Your choice is basically:
(a) Enter prices ex-tax in the CP, and display them ex-tax on your front end, or
(b) Enter prices inc-tax in the CP, and display them inc-tax on your front end
Therefore, if you want to display prices ex-tax on your front end, you should enter them ex-tax in the CP, and uncheck the "included in price" option for your tax rate.
The reason for this is that in your situation, if prices are entered inclusive of tax, there really is no tax-exclusive price for an individual item until it is added to the cart. If you did try to display this, you would only confuse customers with the tax rounding issues we faced in Store 1.
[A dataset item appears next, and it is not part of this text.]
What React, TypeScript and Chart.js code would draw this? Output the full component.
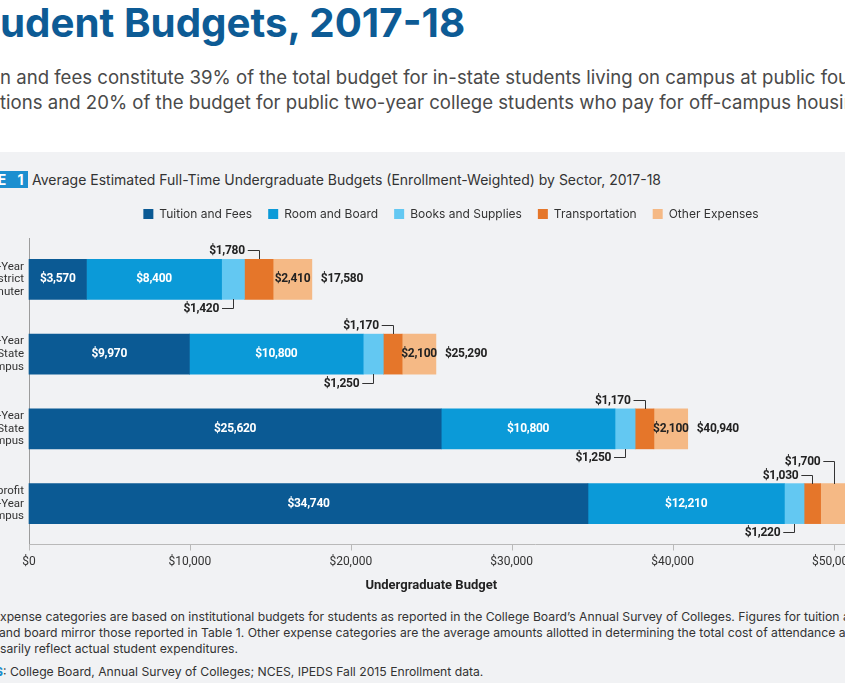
import React, { useEffect, useRef } from "react";
import { Chart, registerables } from "chart.js";

Chart.register(...registerables);

// ---------- data ----------
const categories: string[][] = [
  ["Public Two-Year", "In-District", "Commuter"],
  ["Public Four-Year", "In-State", "On-Campus"],
  ["Public Four-Year", "Out-of-State", "On-Campus"],
  ["Private Nonprofit", "Four-Year", "On-Campus"],
];
const seriesNames = [
  "Tuition and Fees",
  "Room and Board",
  "Books and Supplies",
  "Transportation",
  "Other Expenses",
];
const tuitionFees = [3570, 9970, 25620, 34740];
const roomBoard = [8400, 10800, 10800, 12210];
const booksSupplies = [1420, 1250, 1250, 1220];
const transportation = [1780, 1170, 1170, 1030];
const otherExpenses = [2410, 2100, 2100, 1700];
const totals = [17580, 25290, 40940, 50900];
const xTickValues = [0, 10000, 20000, 30000, 40000, 50000];

const seriesColors = ["#0b5a94", "#0b9ad8", "#63c8f2", "#e5762a", "#f5b985"];

const fmt = (v: number) => "$" + Number(v).toLocaleString("en-US");

// ---------- plugins ----------
const legendPlacement = {
  id: "legendPlacement",
  beforeInit(chart: any) {
    const orig = chart.legend.fit;
    chart.legend.fit = function fit() {
      orig.bind(chart.legend)();
      this.height += 12;
    };
  },
  afterLayout(chart: any) {
    const lg = chart.legend;
    if (!lg) return;
    const shift = chart.width / 2 - (lg.left + lg.right) / 2;
    lg.left += shift;
    lg.right += shift;
  },
};

const axisLines = {
  id: "axisLines",
  beforeDatasetsDraw(chart: any) {
    const { ctx, chartArea, scales } = chart;
    const axisY = Math.round(chartArea.bottom + 3) + 0.5;
    ctx.save();
    ctx.lineWidth = 1;
    ctx.strokeStyle = "#9c9c9c";
    const lx = Math.round(chartArea.left) + 0.5;
    ctx.beginPath();
    ctx.moveTo(lx, chartArea.top - 4);
    ctx.lineTo(lx, axisY);
    ctx.stroke();
    ctx.strokeStyle = "#b9b9b9";
    ctx.beginPath();
    ctx.moveTo(chartArea.left, axisY);
    ctx.lineTo(chart.width, axisY);
    ctx.stroke();
    scales.x.ticks.forEach((t: any) => {
      const px = Math.round(scales.x.getPixelForValue(t.value)) + 0.5;
      ctx.beginPath();
      ctx.moveTo(px, axisY);
      ctx.lineTo(px, axisY + 6);
      ctx.stroke();
    });
    ctx.restore();
  },
};

const segmentLabels = {
  id: "segmentLabels",
  afterDatasetsDraw(chart: any) {
    const { ctx } = chart;
    ctx.save();
    ctx.font = "bold 12px Roboto";
    (ctx as any).letterSpacing = "-0.3px";
    ctx.textBaseline = "middle";
    ctx.lineWidth = 1;
    ctx.strokeStyle = "#333";
    const dark = "#222";

    const callout = (text: string, cx: number, edgeY: number, dir: number, dist: number) => {
      const ty = Math.round(edgeY + dir * dist) + 0.5;
      const vx = Math.round(cx) + 0.5;
      ctx.fillStyle = dark;
      ctx.textAlign = "right";
      ctx.fillText(text, cx - 14, ty);
      ctx.beginPath();
      ctx.moveTo(cx - 11, ty);
      ctx.lineTo(vx, ty);
      ctx.lineTo(vx, Math.round(edgeY));
      ctx.stroke();
    };

    const n = chart.data.labels.length;
    for (let i = 0; i < n; i++) {
      let barEnd = 0;
      let rowY = 0;
      chart.data.datasets.forEach((ds: any, d: number) => {
        const el = chart.getDatasetMeta(d).data[i];
        const { x, y, base, height } = el.getProps(["x", "y", "base", "height"], true);
        const left = Math.min(x, base);
        const right = Math.max(x, base);
        const cx = (left + right) / 2;
        const top = y - height / 2;
        const bottom = y + height / 2;
        const text = fmt(ds.data[i]);
        barEnd = Math.max(barEnd, right);
        rowY = y;
        if (d <= 1) {
          ctx.fillStyle = "#ffffff";
          ctx.textAlign = "center";
          ctx.fillText(text, cx, y);
        } else if (d === 2) {
          callout(text, cx, bottom, 1, 8.5);
        } else if (d === 3) {
          callout(text, cx, top, -1, 9);
        } else {
          const w = ctx.measureText(text).width;
          if (right - left < w * 0.85) {
            callout(text, cx, top, -1, 23);
          } else {
            ctx.fillStyle = dark;
            ctx.textAlign = "center";
            ctx.fillText(text, cx, y);
          }
        }
      });
      ctx.fillStyle = dark;
      ctx.textAlign = "left";
      ctx.fillText(fmt(totals[i]), barEnd + 9, rowY);
    }
    ctx.restore();
  },
};

// ---------- chart ----------
function BudgetChart() {
  const ref = useRef<HTMLCanvasElement | null>(null);
  useEffect(() => {
    if (!ref.current) return;
    Chart.defaults.font.family = "Roboto";
    const seriesData = [tuitionFees, roomBoard, booksSupplies, transportation, otherExpenses];
    const chart = new Chart(ref.current, {
      type: "bar",
      data: {
        labels: categories,
        datasets: seriesNames.map((name, k) => ({
          label: name,
          data: seriesData[k],
          backgroundColor: seriesColors[k],
          borderWidth: 0,
          barThickness: 40,
          clip: false as any,
        })),
      },
      options: {
        indexAxis: "y",
        responsive: false,
        animation: false,
        devicePixelRatio: 1,
        layout: { padding: { left: 0, right: 208.5, top: 0, bottom: 0 } },
        plugins: {
          tooltip: { enabled: false },
          legend: {
            position: "top",
            labels: {
              boxWidth: 10,
              boxHeight: 10,
              padding: 16,
              color: "#333",
              font: { family: "Inter", size: 12 },
            },
          },
        },
        scales: {
          x: {
            stacked: true,
            min: 0,
            max: 50000,
            afterBuildTicks: (s: any) => {
              s.ticks = xTickValues.map((v) => ({ value: v }));
            },
            ticks: {
              callback: (v: any) => fmt(v),
              color: "#333",
              font: { size: 12 },
              padding: 14,
              autoSkip: false,
              maxRotation: 0,
            },
            grid: { display: false, drawTicks: false },
            border: { display: false },
            title: {
              display: true,
              text: "Undergraduate Budget",
              color: "#222",
              font: { size: 13, weight: "bold" },
              padding: { top: 0, bottom: 7 },
            },
            afterFit: (s: any) => {
              s.height = 60;
            },
          },
          y: {
            stacked: true,
            ticks: {
              color: "#333",
              font: { size: 11.5, lineHeight: 1.1 },
              padding: 5,
            },
            grid: { display: false, drawTicks: false },
            border: { display: false },
            afterFit: (s: any) => {
              s.width = 169;
            },
          },
        },
      },
      plugins: [legendPlacement, axisLines, segmentLabels],
    } as any);
    return () => chart.destroy();
  }, []);
  return (
    <canvas
      ref={ref}
      width={1182}
      height={409}
      style={{ position: "absolute", left: -140, top: 192, width: 1182, height: 409 }}
    />
  );
}

// text whose beginning is cut off by the left page edge
function CutLine(props: { hidden: React.ReactNode; children: React.ReactNode; style: React.CSSProperties }) {
  return (
    <div style={{ position: "absolute", whiteSpace: "nowrap", ...props.style }}>
      <span style={{ position: "absolute", right: "100%", top: 0, whiteSpace: "nowrap" }}>{props.hidden}</span>
      {props.children}
    </div>
  );
}

export default function App() {
  const blue = "#1b8fd0";
  const noteStyle: React.CSSProperties = { fontSize: 12.2, lineHeight: "16px", color: "#333" };
  return (
    <div
      style={{
        position: "absolute",
        left: 0,
        top: 0,
        width: 845,
        height: 683,
        overflow: "hidden",
        background: "#ffffff",
        fontFamily: "Inter, 'Noto Sans', sans-serif",
      }}
    >
      <div style={{ position: "absolute", left: 0, top: 152, width: 845, height: 531, background: "#f1f2f4" }} />

      <CutLine
        hidden="St"
        style={{ left: 0, top: 3, fontSize: 40.3, lineHeight: "40px", fontWeight: 700, color: "#0d5b95" }}
      >
        udent Budgets, 2017-18
      </CutLine>

      <CutLine hidden="Tuitio" style={{ left: 0, top: 65, fontSize: 18.6, lineHeight: "25px", color: "#4a4a4a" }}>
        n and fees constitute 39% of the total budget for in-state students living on campus at public four-year
      </CutLine>
      <CutLine hidden="institu" style={{ left: 0, top: 90, fontSize: 18.6, lineHeight: "25px", color: "#4a4a4a" }}>
        tions and 20% of the budget for public two-year college students who pay for off-campus housing.
      </CutLine>

      <div
        style={{
          position: "absolute",
          left: -80,
          top: 171,
          width: 108,
          height: 17,
          background: blue,
          color: "#fff",
          fontWeight: 700,
          fontSize: 14,
          lineHeight: "17px",
          textAlign: "right",
          boxSizing: "border-box",
          paddingRight: 3,
          letterSpacing: 1.5,
          wordSpacing: 5,
          whiteSpace: "nowrap",
        }}
      >
        FIGURE 1
      </div>
      <div
        style={{
          position: "absolute",
          left: 32,
          top: 171,
          fontSize: 14,
          lineHeight: "18px",
          color: "#333",
          whiteSpace: "nowrap",
        }}
      >
        Average Estimated Full-Time Undergraduate Budgets (Enrollment-Weighted) by Sector, 2017-18
      </div>

      <BudgetChart />

      <CutLine
        hidden={
          <>
            <b style={{ color: blue }}>NOTE:</b> E
          </>
        }
        style={{ left: 0, top: 609, ...noteStyle }}
      >
        xpense categories are based on institutional budgets for students as reported in the College Board’s Annual
        Survey of Colleges. Figures for tuition and fees and room
      </CutLine>
      <CutLine hidden="room" style={{ left: -1, top: 625, ...noteStyle }}>
        {" "}and board mirror those reported in Table 1. Other expense categories are the average amounts allotted in
        determining the total cost of attendance and do not
      </CutLine>
      <CutLine hidden="neces" style={{ left: 0, top: 641, ...noteStyle }}>
        sarily reflect actual student expenditures.
      </CutLine>
      <CutLine hidden={<b style={{ color: blue }}>SOURCE</b>} style={{ left: -5, top: 664, ...noteStyle }}>
        <b style={{ color: blue }}>S</b>: College Board, Annual Survey of Colleges; NCES, IPEDS Fall 2015 Enrollment data.
      </CutLine>
    </div>
  );
}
For example, say your product is $10 including tax, with a 15% tax rate. If you were to calculate the ex-tax price of this product, you would say:
$10 / 1.15 = 8.695652174 = $8.70 rounded to 2dp
So you cleverly display the price as $8.70 to the user. Then they add 10 items to their cart, thinking the total should be:
$8.70 * 10 = $87.00
But when you use tax-inclusive pricing, the price that is added to the cart is the price including tax. So behind the scenes, Store does:
$10 * 10 = $100.00 (including tax)
To display the total tax for the order, Store then calculates the tax on the total:
$100 - ($100.00 / 1.15) = 13.043478261 = $13.04 tax
$100 - $13.04 = $86.96 excluding tax
If you were trying to be clever and display tax-exclusive prices when you entered them inclusive of tax in the CP, your customer would see:
$8.70 * 10 = $86.96 <-- whoa! where did my 4c go?!
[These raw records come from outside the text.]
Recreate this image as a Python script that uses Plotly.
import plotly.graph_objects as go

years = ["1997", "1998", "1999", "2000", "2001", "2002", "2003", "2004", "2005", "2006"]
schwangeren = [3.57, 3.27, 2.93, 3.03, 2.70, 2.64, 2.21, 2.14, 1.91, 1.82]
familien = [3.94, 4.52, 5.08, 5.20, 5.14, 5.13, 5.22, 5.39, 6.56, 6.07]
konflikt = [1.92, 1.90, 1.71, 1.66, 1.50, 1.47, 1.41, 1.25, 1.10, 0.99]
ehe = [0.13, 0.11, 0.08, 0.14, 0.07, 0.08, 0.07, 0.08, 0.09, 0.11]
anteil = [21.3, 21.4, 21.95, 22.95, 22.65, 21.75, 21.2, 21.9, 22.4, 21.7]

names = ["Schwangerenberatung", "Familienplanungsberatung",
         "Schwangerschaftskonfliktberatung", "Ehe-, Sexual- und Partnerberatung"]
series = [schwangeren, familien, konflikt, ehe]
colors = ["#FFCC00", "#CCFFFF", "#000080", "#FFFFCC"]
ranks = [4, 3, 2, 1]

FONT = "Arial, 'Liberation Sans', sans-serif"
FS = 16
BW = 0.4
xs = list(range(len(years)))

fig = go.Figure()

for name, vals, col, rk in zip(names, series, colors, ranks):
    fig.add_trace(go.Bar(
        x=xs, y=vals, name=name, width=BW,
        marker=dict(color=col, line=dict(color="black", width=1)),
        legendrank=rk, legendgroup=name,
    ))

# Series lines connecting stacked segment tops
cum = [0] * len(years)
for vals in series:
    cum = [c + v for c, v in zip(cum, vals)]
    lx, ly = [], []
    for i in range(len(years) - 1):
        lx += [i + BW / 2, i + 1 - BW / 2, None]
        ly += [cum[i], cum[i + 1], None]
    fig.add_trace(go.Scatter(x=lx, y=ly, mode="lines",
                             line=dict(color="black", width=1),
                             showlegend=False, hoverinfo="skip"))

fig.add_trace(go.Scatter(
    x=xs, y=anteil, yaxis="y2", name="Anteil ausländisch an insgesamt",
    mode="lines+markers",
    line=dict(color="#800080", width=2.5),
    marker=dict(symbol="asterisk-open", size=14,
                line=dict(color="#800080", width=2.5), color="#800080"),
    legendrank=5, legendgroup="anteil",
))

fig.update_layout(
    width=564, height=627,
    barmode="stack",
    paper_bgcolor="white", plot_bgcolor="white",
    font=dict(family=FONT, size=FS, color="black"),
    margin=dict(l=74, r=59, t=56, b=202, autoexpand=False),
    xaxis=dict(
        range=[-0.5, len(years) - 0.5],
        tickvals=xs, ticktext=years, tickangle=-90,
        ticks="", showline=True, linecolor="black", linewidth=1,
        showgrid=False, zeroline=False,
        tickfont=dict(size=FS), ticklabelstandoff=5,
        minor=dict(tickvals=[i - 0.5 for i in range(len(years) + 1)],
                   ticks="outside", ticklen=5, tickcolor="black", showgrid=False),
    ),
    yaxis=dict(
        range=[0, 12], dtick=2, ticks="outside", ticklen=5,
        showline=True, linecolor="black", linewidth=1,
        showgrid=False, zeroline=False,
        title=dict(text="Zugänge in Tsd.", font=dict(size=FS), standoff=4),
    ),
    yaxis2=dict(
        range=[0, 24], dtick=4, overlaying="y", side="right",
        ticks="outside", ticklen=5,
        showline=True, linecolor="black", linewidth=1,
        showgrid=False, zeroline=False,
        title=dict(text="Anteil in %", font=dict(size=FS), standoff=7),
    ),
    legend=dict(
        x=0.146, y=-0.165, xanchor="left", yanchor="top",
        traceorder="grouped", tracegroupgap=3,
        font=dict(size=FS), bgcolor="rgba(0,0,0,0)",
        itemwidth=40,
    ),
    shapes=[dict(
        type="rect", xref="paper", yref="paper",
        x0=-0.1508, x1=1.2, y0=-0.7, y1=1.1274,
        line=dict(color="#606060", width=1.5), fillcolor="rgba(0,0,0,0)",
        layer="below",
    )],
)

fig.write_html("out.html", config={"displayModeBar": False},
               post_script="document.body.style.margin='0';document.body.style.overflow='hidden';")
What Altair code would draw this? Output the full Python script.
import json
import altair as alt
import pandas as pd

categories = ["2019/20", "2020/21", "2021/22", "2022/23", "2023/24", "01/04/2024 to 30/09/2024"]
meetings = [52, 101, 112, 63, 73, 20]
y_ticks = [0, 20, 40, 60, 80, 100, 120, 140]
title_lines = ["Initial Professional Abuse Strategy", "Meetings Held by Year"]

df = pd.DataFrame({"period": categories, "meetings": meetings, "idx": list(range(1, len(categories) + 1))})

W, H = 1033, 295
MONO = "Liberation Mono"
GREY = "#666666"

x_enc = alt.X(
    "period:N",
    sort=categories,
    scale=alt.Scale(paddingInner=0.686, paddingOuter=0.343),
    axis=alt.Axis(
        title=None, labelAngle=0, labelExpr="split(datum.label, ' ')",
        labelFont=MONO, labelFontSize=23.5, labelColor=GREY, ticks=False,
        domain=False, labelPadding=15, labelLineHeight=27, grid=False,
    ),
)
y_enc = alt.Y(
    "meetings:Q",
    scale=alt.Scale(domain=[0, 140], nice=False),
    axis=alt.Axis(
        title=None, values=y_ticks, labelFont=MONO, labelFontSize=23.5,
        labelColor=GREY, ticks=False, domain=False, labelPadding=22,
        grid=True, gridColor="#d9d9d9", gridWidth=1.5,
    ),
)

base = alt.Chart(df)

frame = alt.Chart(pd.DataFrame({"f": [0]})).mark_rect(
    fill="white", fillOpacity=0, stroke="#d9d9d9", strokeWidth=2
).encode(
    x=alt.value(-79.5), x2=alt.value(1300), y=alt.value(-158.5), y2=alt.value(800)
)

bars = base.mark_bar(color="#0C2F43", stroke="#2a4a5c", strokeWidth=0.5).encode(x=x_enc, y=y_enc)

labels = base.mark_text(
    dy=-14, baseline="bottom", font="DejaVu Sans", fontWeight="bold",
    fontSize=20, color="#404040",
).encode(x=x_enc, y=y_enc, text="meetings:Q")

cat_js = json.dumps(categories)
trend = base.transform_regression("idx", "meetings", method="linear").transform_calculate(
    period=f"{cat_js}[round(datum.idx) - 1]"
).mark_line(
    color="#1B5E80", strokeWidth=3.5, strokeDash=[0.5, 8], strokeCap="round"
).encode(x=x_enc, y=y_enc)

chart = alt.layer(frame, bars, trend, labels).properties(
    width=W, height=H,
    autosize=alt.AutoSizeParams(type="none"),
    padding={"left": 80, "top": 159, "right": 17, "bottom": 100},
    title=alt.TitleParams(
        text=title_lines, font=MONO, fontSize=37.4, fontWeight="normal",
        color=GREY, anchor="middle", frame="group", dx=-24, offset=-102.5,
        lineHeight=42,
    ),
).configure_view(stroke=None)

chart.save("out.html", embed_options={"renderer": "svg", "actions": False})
Now, if you really wanted to display tax-exclusive prices in the first place, then you should enter them exclusive of tax in the CP. That will cause Store to calculate tax in the other direction. For example, if your product cost $8.70 with 10% tax:
$8.70 * 10 = $87.00 excluding tax
$87.00 * 0.15 = $13.05 tax
$87.00 + 13.05 = $100.05 including tax
Hopefully this gives you some insight into the perils of converting between tax-inclusive and tax-exclusive pricing. Basically, by entering prices in the CP the way you want to display them on your site's front end, you allow Store to perform the correct calculations and avoid confusing any of your customers by displaying incorrect calculations.
Either way, Store 2 doesn't calculate the total tax on an order until after it has taken into account the item quantity, so it is wrong to try and back-calculate or display the tax-exclusive price if your customers will be charged based on the tax-inclusive price, or vice versa.